Ce jardin est d’une beauté ravissante.
Comme votre domaine.
D’une telle délicatesse et pureté qu’il contraste avec cette image qu’ils donnent tous de vous.
Je me défais du tableau qu’ils me dépeignent, libère ma pensée.
Vous serez ce que vous me montrez de vous.
Que vous soyez un monstre, un ogre, un loup,
vous êtes, à partir du moment où Kohaku m’a annoncé votre nom, mon futur époux.
On pourrait me décrire comme une femme insensée ou dérangée, mais moi qui ne supporte point la disgrâce et la conspiration, je me ferais l’avis de son humanité ou de sa déchéance à l’intérêt de ce que nous nous confirons. J’espère - un jour - avoir la possibilité de m’y promener en votre compagnie. Me faire découvrir votre chez-vous qui deviendra à mon tour mon foyer. Un sourire sur le coin de mes lippes, peut-être cela ne sera qu’une veine demande à ses oreilles, cependant il n’appartient qu’à lui et à moi d’y répondre. Pour l’heure, à part la conviction même d’une alliance avec les Tsugikuni, j’écouterai ce que vous attendez de notre union… Les mots hésitent à passer la barrière du son.. Et je n’aspirerai qu’à votre complète sincérité.

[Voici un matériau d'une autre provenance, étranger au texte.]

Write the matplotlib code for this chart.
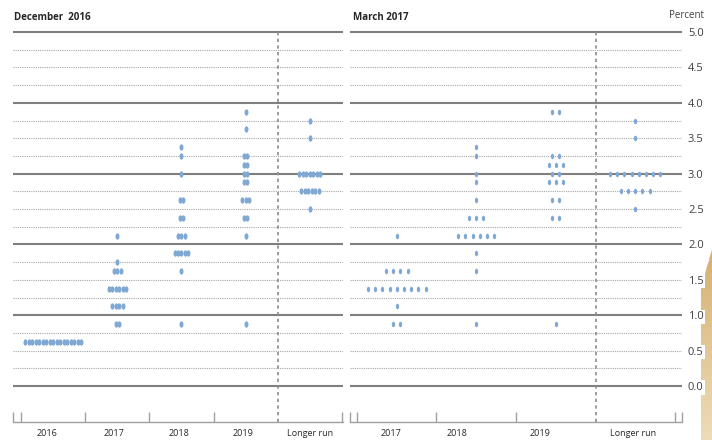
import numpy as np
import matplotlib
matplotlib.use("Agg")
import matplotlib.pyplot as plt
from matplotlib.markers import MarkerStyle
from matplotlib.transforms import Affine2D, blended_transform_factory
from matplotlib.patches import Polygon
from matplotlib.colors import to_rgb

plt.rcParams['font.family'] = ['Open Sans', 'DejaVu Sans']

# ---------------- data ----------------
dec_title = "December  2016"
mar_title = "March 2017"
dec_labels = ["2016", "2017", "2018", "2019", "Longer run"]
mar_labels = ["2017", "2018", "2019", "Longer run"]

# December 2016 projections (rate, number of participants)
dec_2016_rates = [0.625]
dec_2016_counts = [17]
dec_2017_rates = [0.875, 1.125, 1.375, 1.625, 1.75, 2.125]
dec_2017_counts = [2, 4, 6, 3, 1, 1]
dec_2018_rates = [0.875, 1.625, 1.875, 2.125, 2.375, 2.625, 3.0, 3.25, 3.375]
dec_2018_counts = [1, 1, 5, 3, 2, 2, 1, 1, 1]
dec_2019_rates = [0.875, 2.125, 2.375, 2.625, 2.875, 3.0, 3.125, 3.25, 3.625, 3.875]
dec_2019_counts = [1, 1, 2, 3, 2, 2, 2, 2, 1, 1]
dec_lr_rates = [2.5, 2.75, 3.0, 3.5, 3.75]
dec_lr_counts = [1, 6, 7, 1, 1]

# March 2017 projections
mar_2017_rates = [0.875, 1.125, 1.375, 1.625, 2.125]
mar_2017_counts = [2, 1, 9, 4, 1]
mar_2018_rates = [0.875, 1.625, 1.875, 2.125, 2.375, 2.625, 2.875, 3.0, 3.25, 3.375]
mar_2018_counts = [1, 1, 1, 6, 3, 1, 1, 1, 1, 1]
mar_2019_rates = [0.875, 2.375, 2.625, 2.875, 3.0, 3.125, 3.25, 3.875]
mar_2019_counts = [1, 2, 2, 3, 2, 3, 2, 2]
mar_lr_rates = [2.5, 2.75, 3.0, 3.5, 3.75]
mar_lr_counts = [1, 5, 8, 1, 1]

y_ticks = [0.0, 0.5, 1.0, 1.5, 2.0, 2.5, 3.0, 3.5, 4.0, 4.5, 5.0]

dec_cols = [(dec_2016_rates, dec_2016_counts), (dec_2017_rates, dec_2017_counts),
            (dec_2018_rates, dec_2018_counts), (dec_2019_rates, dec_2019_counts),
            (dec_lr_rates, dec_lr_counts)]
mar_cols = [(mar_2017_rates, mar_2017_counts), (mar_2018_rates, mar_2018_counts),
            (mar_2019_rates, mar_2019_counts), (mar_lr_rates, mar_lr_counts)]

# ---------------- figure ----------------
W, H = 712, 440
fig = plt.figure(figsize=(W / 100, H / 100), dpi=100)

YMIN, YMAX = -0.508, 5.05
ax_bottom = 18 / H
ax_height = (422 - 28.46) / H

# decorative tan arrow at the right edge (drawn first, under the labels)
ax0 = fig.add_axes([0, 0, 1, 1])
ax0.set_xlim(0, W)
ax0.set_ylim(H, 0)
ax0.axis('off')
top_c = np.array(to_rgb('#d6b073'))
bot_c = np.array(to_rgb('#ecdbb6'))
n_bands = 24
y_top, y_bot = 250.0, float(H)
x_l, x_r = 700.5, float(W)
y_neck = 288.0
for i in range(n_bands):
    y0 = y_top + (y_bot - y_top) * i / n_bands
    y1 = y_top + (y_bot - y_top) * (i + 1) / n_bands + 0.6
    def xl(y):
        if y >= y_neck:
            return x_l
        return x_r - (x_r - x_l) * (y - y_top) / (y_neck - y_top)
    pts = [[xl(y0), y0], [x_r, y0], [x_r, y1], [xl(min(y1, y_bot)), y1]]
    if y0 < y_neck < y1:
        pts = [[xl(y0), y0], [x_r, y0], [x_r, y1], [x_l, y1], [x_l, y_neck]]
    c = top_c + (bot_c - top_c) * (i / (n_bands - 1))
    ax0.add_patch(Polygon(pts, closed=True, facecolor=c, edgecolor='none'))

ax1 = fig.add_axes([13 / W, ax_bottom, 330 / W, ax_height])
ax2 = fig.add_axes([350 / W, ax_bottom, 332 / W, ax_height])

DOT = '#80a8d4'
GRID_SOLID = '#7f7f7f'
GRID_DOT = '#a6a6a6'
AXIS = '#a0a0a0'
TXT = '#262626'


def setup(ax, xlim):
    ax.set_xlim(*xlim)
    ax.set_ylim(YMIN, YMAX)
    ax.set_facecolor('none')
    for s in ['top', 'left', 'right']:
        ax.spines[s].set_visible(False)
    ax.spines['bottom'].set_color(AXIS)
    ax.spines['bottom'].set_linewidth(1.0)
    ax.tick_params(axis='x', direction='in', length=7, color=AXIS, width=1.0,
                   labelbottom=False)
    for k in range(0, 21):
        v = k * 0.25
        if k % 4 == 0:
            ax.axhline(v, color=GRID_SOLID, lw=1.5, zorder=1)
        else:
            ax.axhline(v, color=GRID_DOT, lw=0.8, ls=(0, (1, 1)), zorder=1)


def draw_dots(ax, cols, spacing, ms, wscale):
    mk = MarkerStyle('o', transform=Affine2D().scale(wscale, 1.0))
    for ci, (rates, counts) in enumerate(cols):
        for r, n in zip(rates, counts):
            xs = ci + (np.arange(n) - (n - 1) / 2) * spacing
            ax.plot(xs, [r] * n, ls='none', marker=mk, ms=ms, mfc=DOT,
                    mec='none', zorder=3)


# left panel
xl1 = (-0.6246, 4.5156)
setup(ax1, xl1)
ax1.set_xticks([xl1[0], -0.5, 0.5, 1.5, 2.5, 4.5])
ax1.axvline(3.5, ymin=0, ymax=(5.0 - YMIN) / (YMAX - YMIN), color='#8c8c8c',
            lw=1.2, ls=(0, (2, 2)), zorder=2)
draw_dots(ax1, dec_cols, 0.0545, 4.6, 0.62)
tr1 = blended_transform_factory(ax1.transData, ax1.transAxes)
dec_label_x = [-0.095, 0.949, 1.961, 2.958, 4.0]
for lx, lab in zip(dec_label_x, dec_labels):
    ax1.text(lx, -0.028, lab, transform=tr1, ha='center', va='center',
             fontsize=6.5, color=TXT)
ax1.tick_params(axis='y', left=False, labelleft=False)

# right panel
xl2 = (-0.588, 3.588)
setup(ax2, xl2)
ax2.set_xticks([xl2[0], -0.5, 0.5, 1.5, 3.5, xl2[1]])
ax2.axvline(2.5, ymin=0, ymax=(5.0 - YMIN) / (YMAX - YMIN), color='#8c8c8c',
            lw=1.2, ls=(0, (2, 2)), zorder=2)
draw_dots(ax2, mar_cols, 0.0906, 4.0, 0.6)
tr2 = blended_transform_factory(ax2.transData, ax2.transAxes)
mar_label_x = [-0.072, 0.758, 1.80, 2.97]
for lx, lab in zip(mar_label_x, mar_labels):
    ax2.text(lx, -0.028, lab, transform=tr2, ha='center', va='center',
             fontsize=6.5, color=TXT)
ax2.yaxis.tick_right()
ax2.set_yticks(y_ticks)
ax2.set_yticklabels([f"{v:.1f}" for v in y_ticks])
ax2.tick_params(axis='y', length=0, pad=4.3, labelsize=8, labelcolor='#404040',
                left=False, right=True)
for t in ax2.get_yticklabels():
    t.set_bbox(dict(facecolor='white', edgecolor='none', pad=1.2))

# titles
fig.text(14 / W, 1 - 17 / H, dec_title, fontsize=7, fontweight='bold',
         color=TXT, ha='left', va='center')
fig.text(353 / W, 1 - 17 / H, mar_title, fontsize=7, fontweight='bold',
         color=TXT, ha='left', va='center')
fig.text(704 / W, 1 - 16 / H, "Percent", fontsize=7, color='#404040',
         ha='right', va='center')

fig.savefig('out.png', dpi=100)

Le calme sifflant revient.
Ai-je trop parlé ?
Il le faut. Pour lui. Pour moi. Pour ce qui nous attend ensemble ou séparément. Moi qui possédais l’envie d’aimer un être choisi, j’éteins cette flamme dans l’obligation de mes devoirs. J’ai besoin de savoir ce qu’il désire de moi, ce qu’il veut de moi, et comprendre ce que je recherche en lui.
ASHLING POUR EPICODE
Takumi Awataguchi
18 février 1998
Et bientôt, cette femme serait l’une des leurs.
Le seigneur connaissait ses limites, et aujourd’hui, il se savait incapable de la protéger de son monde pour l’éternité. S’il avait été qu’un simple chef de branche, peut-être aurait-elle pu rester insouciante, mais ici bas, la douceur était la plus grande des faiblesses.
Son unique pupille se portait sur le vermillon des arbres, il est vrai que le domaine avait quelque chose de majestueux, et il n’imaginait pas le voir autrement, même lorsque la mort viendra l’emporter vers un autre monde.